Gelsey Kirkland made me fall in love with Kitri, and it was through Kitri that I discovered Paloma.

Paloma Herrera was one of the youngest stars in the history of ABT. Born in Buenos Aires, she was fifteen when she joined its corps de ballet, seventeen when she was promoted to soloist, and nineteen when she became a principal dancer. She became my idol, and I followed her the way other teenagers obsessed over Winona Ryder’s next movie or Madonna’s newest love affair. The first time I ever saw
Don Quixote
performed live at the Dorothy Chandler Pavilion in downtown Los Angeles, Paloma was the star.

She had just been promoted to principal and was playing Kitri to Angel Corella’s Basilio. At that time, the two of them were the hottest thing in ballet. They were both young, beautiful, and Latin—and ideal for those roles. Cindy and I went to see them together, and I remember sitting in my seat stunned, starstruck.

I followed Paloma’s career for years, collecting articles about her in
Dance
and
Pointe
magazines, as well as the
New York Times.
The luxury watch company Movado was also a sponsor of ABT, and Paloma’s visage graced their ads.

I was desperate to follow Paloma’s path. I, too, had to join a major dance company as soon as I could, and I resolved that by the time other girls were picking out their dresses for senior prom, I would be a principal dancer taking the lead in
Romeo and Juliet
or
La Bayadère.

Of course, that made no sense. I had come to ballet too late to be a soloist or principal before I exited my teens. What Paloma had done was rare even for ballerinas like her, those who had danced their entire lives.

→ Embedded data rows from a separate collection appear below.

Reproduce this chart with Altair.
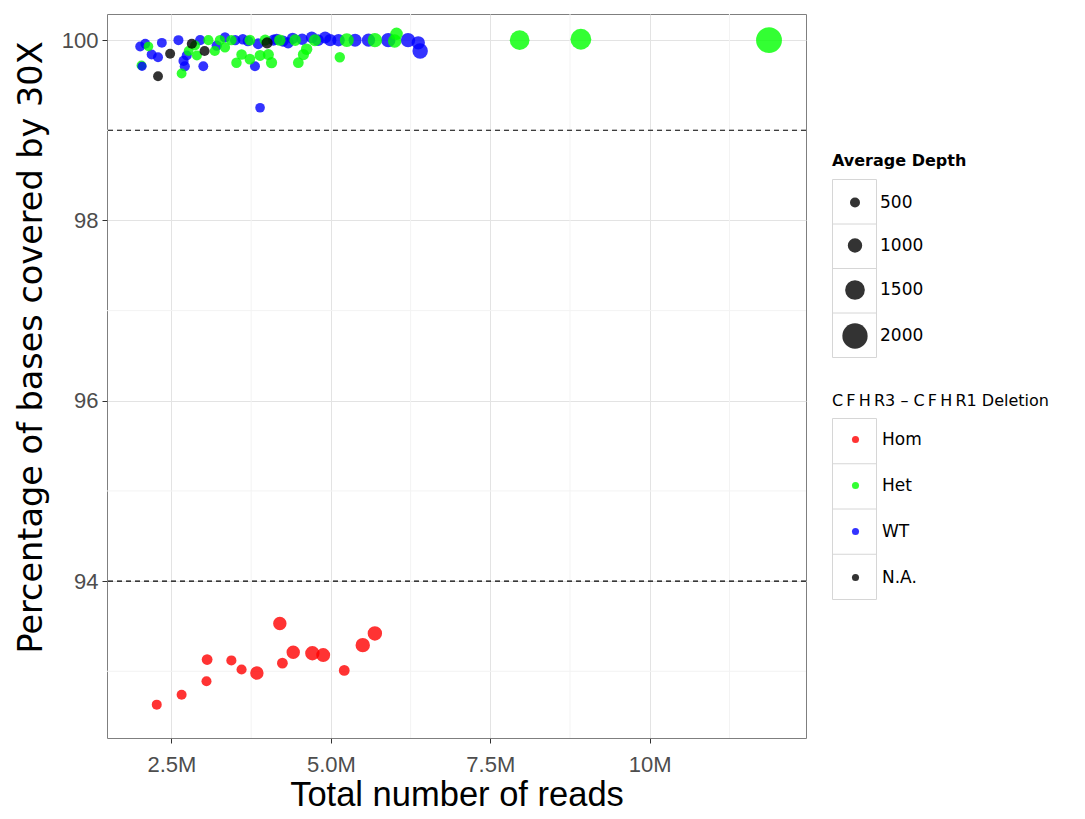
import altair as alt
import pandas as pd

# ---- data (reads in millions) ----
groups = ["Hom", "Het", "WT", "N.A."]
group_colors = ["#FF0000", "#00FF00", "#0000FF", "#000000"]
depth_levels = [500, 1000, 1500, 2000]

x_major = [2.5, 5.0, 7.5, 10.0]
x_minor = [3.75, 6.25, 8.75, 11.25]
y_major = [94, 96, 98, 100]
y_minor = [93, 95, 97, 99]
cutoffs = [99, 94]

het_early_reads = [2.03]
het_early_pct = [99.72]
het_early_depth = [470]

wt_reads = [2.01, 2.09, 2.04, 2.19, 2.29, 2.35, 2.61, 2.69, 2.74, 2.71, 2.95, 3.00,
            3.21, 3.34, 3.50, 3.62, 3.70, 3.81, 3.86, 3.89, 4.10, 4.15, 4.25, 4.33,
            4.40, 4.55, 4.70, 4.80, 4.91, 4.99, 5.12, 5.38, 5.59, 5.90, 6.21, 6.37, 6.40]
wt_pct = [99.93, 99.96, 99.71, 99.84, 99.81, 99.97, 100.00, 99.77, 99.83, 99.71, 100.00, 99.71,
          99.94, 100.03, 100.00, 100.01, 99.99, 99.71, 99.96, 99.25, 100.00, 100.01, 99.99, 99.97,
          100.02, 100.01, 100.03, 100.00, 100.03, 100.00, 100.00, 100.00, 100.00, 100.00, 100.00, 99.97, 99.88]
wt_depth = [480, 470, 380, 500, 500, 480, 500, 520, 500, 520, 520, 480,
            540, 540, 560, 570, 580, 500, 600, 450, 640, 650, 650, 660,
            680, 700, 720, 720, 750, 780, 800, 850, 880, 1000, 1000, 900, 1100]

het_reads = [2.14, 2.66, 2.77, 2.87, 2.90, 3.08, 3.18, 3.26, 3.34, 3.44, 3.52, 3.60,
             3.73, 3.73, 3.89, 3.97, 4.02, 4.07, 4.20, 4.44, 4.49, 4.57, 4.62, 4.75,
             5.14, 5.25, 5.69, 6.00, 6.03, 7.96, 8.92, 11.87]
het_pct = [99.93, 99.63, 99.88, 99.94, 99.83, 100.00, 99.88, 100.00, 99.92, 100.00, 99.75, 99.84,
           99.79, 100.00, 99.83, 100.00, 99.84, 99.75, 100.00, 100.00, 99.75, 99.84, 99.90, 100.00,
           99.81, 100.00, 100.00, 99.99, 100.07, 100.00, 100.01, 100.00]
het_depth = [450, 480, 480, 500, 500, 520, 520, 540, 540, 560, 560, 580,
             600, 600, 620, 650, 640, 650, 680, 700, 600, 650, 680, 750,
             560, 950, 1000, 900, 800, 1500, 1600, 2050]

na_reads = [2.29, 2.48, 2.82, 3.02, 4.00]
na_pct = [99.60, 99.85, 99.96, 99.88, 99.97]
na_depth = [480, 500, 520, 520, 650]

hom_reads = [2.27, 2.66, 3.06, 3.05, 3.44, 3.60, 3.84, 4.20, 4.24, 4.41, 4.71, 4.88, 5.21, 5.50, 5.69]
hom_pct = [92.63, 92.74, 93.13, 92.89, 93.12, 93.02, 92.98, 93.53, 93.09, 93.21, 93.20, 93.18, 93.01, 93.29, 93.42]
hom_depth = [500, 500, 600, 500, 520, 520, 900, 900, 600, 900, 1000, 950, 600, 1000, 1000]


def block(reads, pct, depth, name):
    return pd.DataFrame({"reads": reads, "pct": pct, "depth": depth, "deletion": name})


df = pd.concat([
    block(het_early_reads, het_early_pct, het_early_depth, "Het"),
    block(wt_reads, wt_pct, wt_depth, "WT"),
    block(het_reads, het_pct, het_depth, "Het"),
    block(na_reads, na_pct, na_depth, "N.A."),
    block(hom_reads, hom_pct, hom_depth, "Hom"),
], ignore_index=True)

FONT = "Liberation Sans"
LFONT = "DejaVu Sans"
BOX = "#d6d6d6"


def key_frame(side, box_w, n):
    """SVG path (unit square -1..1) of a column of n stacked legend-key boxes."""
    hw = box_w / side
    p = "M%.4f,-1H%.4fV1H%.4fZ" % (-hw, hw, -hw)
    for i in range(1, n):
        yy = -1 + 2.0 * i / n
        p += " M%.4f,%.4fH%.4f" % (-hw, yy, hw)
    return p


SIZE_SIDE = 178.0
COLOR_SIDE = 181.0
size_frame = key_frame(SIZE_SIDE, 44.0, len(depth_levels))
color_frame = key_frame(COLOR_SIDE, 44.0, len(groups))

x_scale = alt.Scale(domain=[1.49, 12.45], nice=False, zero=False)
y_scale = alt.Scale(domain=[92.26, 100.29], nice=False, zero=False)

x_axis = alt.Axis(
    values=x_major, grid=True, gridColor="#e3e3e3", domain=False,
    labelExpr="datum.value == 10 ? '10M' : format(datum.value, '.1f') + 'M'",
    tickColor="#333333", tickSize=5, labelPadding=11, labelFontSize=22,
    labelColor="#4d4d4d", labelFont=FONT, title="Total number of reads",
    titleFontSize=34.5, titleFont=FONT, titleFontWeight="normal", titleColor="#000000",
    titlePadding=3,
)
y_axis = alt.Axis(
    values=y_major, grid=True, gridColor="#e3e3e3", domain=False,
    tickColor="#333333", tickSize=5, labelPadding=4, labelFontSize=22,
    labelColor="#4d4d4d", labelFont=FONT, title="Percentage of bases covered by 30X",
    titleFontSize=33.5, titleFont=LFONT, titleFontWeight="normal", titleColor="#000000",
    titlePadding=13, titleY=333,
)

minor_v = alt.Chart(pd.DataFrame({"reads": x_minor})).mark_rule(
    color="#f3f3f3", strokeWidth=1
).encode(x=alt.X("reads:Q", scale=x_scale, axis=x_axis))

minor_h = alt.Chart(pd.DataFrame({"pct": y_minor})).mark_rule(
    color="#f3f3f3", strokeWidth=1
).encode(y=alt.Y("pct:Q", scale=y_scale, axis=y_axis))

cut = alt.Chart(pd.DataFrame({"pct": cutoffs})).mark_rule(
    color="#000000", strokeWidth=1.1, strokeDash=[5, 4]
).encode(y=alt.Y("pct:Q", scale=y_scale, axis=y_axis))

# invisible layers whose legends draw the grey key boxes behind the real legends
size_boxes = alt.Chart(pd.DataFrame({"skey": ["size-keys"]})).mark_point(opacity=0).encode(
    shape=alt.Shape(
        "skey:N",
        scale=alt.Scale(domain=["size-keys"], range=[size_frame]),
        legend=alt.Legend(
            title=None, orient="none", legendX=725 + 22 - SIZE_SIDE / 2, legendY=165,
            labelExpr="''", symbolSize=SIZE_SIDE ** 2, symbolFillColor="white",
            symbolStrokeColor=BOX, symbolStrokeWidth=1, symbolOpacity=1,
            symbolOffset=0, zindex=0,
        ),
    )
)
color_boxes = alt.Chart(pd.DataFrame({"ckey": ["color-keys"]})).mark_point(opacity=0).encode(
    stroke=alt.Stroke(
        "ckey:N",
        scale=alt.Scale(domain=["color-keys"], range=[BOX]),
        legend=alt.Legend(
            title=None, orient="none", legendX=725 + 22 - COLOR_SIDE / 2, legendY=404,
            labelExpr="''", symbolType=color_frame, symbolSize=COLOR_SIDE ** 2,
            symbolFillColor="white", symbolStrokeWidth=1, symbolOpacity=1,
            symbolOffset=0, zindex=0,
        ),
    )
)

points = alt.Chart(df).mark_circle(opacity=0.8).encode(
    x=alt.X("reads:Q", scale=x_scale, axis=x_axis),
    y=alt.Y("pct:Q", scale=y_scale, axis=y_axis),
    size=alt.Size(
        "depth:Q",
        scale=alt.Scale(type="pow", exponent=2, domain=[500, 2000], range=[100, 640]),
        legend=alt.Legend(
            title="Average Depth", values=depth_levels, format="d", orient="none",
            legendX=725, legendY=139, titleFontSize=16, titleFont=LFONT,
            titleFontWeight="bold", titleColor="#000000", labelFontSize=17,
            labelFont=LFONT, labelColor="#000000", symbolFillColor="#333333",
            symbolStrokeWidth=0, symbolOpacity=1, symbolType="circle",
            gridAlign="all", rowPadding=16, titlePadding=25, symbolOffset=10,
            labelOffset=12, zindex=1,
        ),
    ),
    color=alt.Color(
        "deletion:N",
        scale=alt.Scale(domain=groups, range=group_colors),
        legend=alt.Legend(
            title="C\u2009F\u2009H\u2009R3 \u2013 C\u2009F\u2009H\u2009R1 Deletion", orient="none",
            legendX=725, legendY=379, titleFontSize=16, titleFont=LFONT,
            titleFontWeight="normal", titleColor="#000000", titleLimit=320,
            labelFontSize=17, labelFont=LFONT, labelColor="#000000", symbolSize=50,
            symbolStrokeWidth=0, symbolOpacity=0.8, symbolType="circle",
            gridAlign="all", rowPadding=28, titlePadding=22, symbolOffset=15,
            labelOffset=18, zindex=1,
        ),
    ),
)

chart = alt.layer(minor_v, minor_h, cut, size_boxes, color_boxes, points).properties(
    width=699, height=724,
    autosize=alt.AutoSizeParams(type="none"),
    padding={"left": 99, "top": 6, "right": 271, "bottom": 73},
    background="white",
).configure_view(stroke="#7f7f7f", strokeWidth=1, fill="white")

chart.save("out.html", embed_options={"renderer": "svg", "actions": False})
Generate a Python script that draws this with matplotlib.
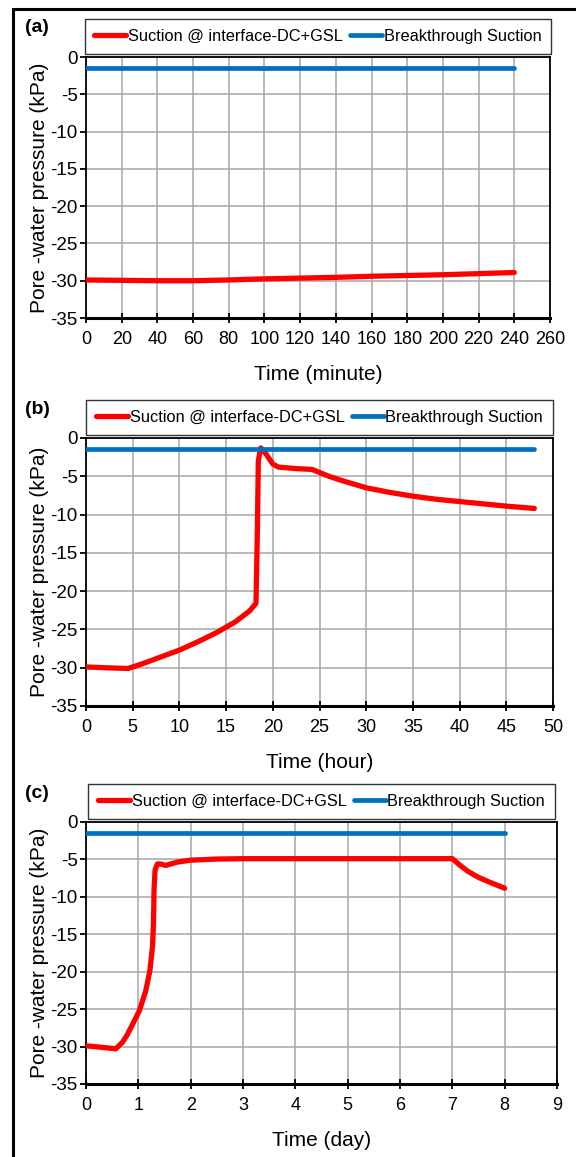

Four years later, when I was seventeen and had joined ABT, I would meet Paloma. We would share a stage and become good friends. But long before we were peers, she was everything to me.

WHILE BALLET WAS THE
center of my life with Cindy, it was only one part. The rigors of ballet, classes, rehearsals, and a growing number of performances were cushioned by the warm rituals of family life.

This was new for me. I’d experienced structure when I lived with Robert, but that had been accompanied by violence and fear. The routines at the Bradleys left me feeling protected and loved.

I don’t know if Cindy and Patrick were exactly wealthy. But based on what I had been exposed to, they definitely seemed well-off financially, and stable. When I did my homework, it was against a backdrop of stillness and quiet. I even had a family pet for the first time, a little black poodle named Misha that Cindy had named after Mikhail Baryshnikov.

Not long after I moved in with them, Cindy, Patrick, Wolfie, and I went to a photo studio and had family portraits taken. The pictures of us—me in a black leotard, and Wolfie in a pint-size Danskin—were perched all over the house. We had become a family.

When I met Cindy’s parents, Catherine and Irving, they told me to call them “Bubby” and “Papa,” just like Wolfie did. We spent so much time in each other’s home that, when Bubby and Papa eventually bought a house around the corner, Wolfie and I each had our own room there.

I also began to learn the rites and traditions of Judaism, Cindy’s faith.

Growing up, there had been many Sundays when Harold would drive to Robert’s, scoop up my brothers, sisters, and me, and take us to church. But I was Christian primarily in an “it’s Easter, it’s Christmas, let’s go to service” kind of way.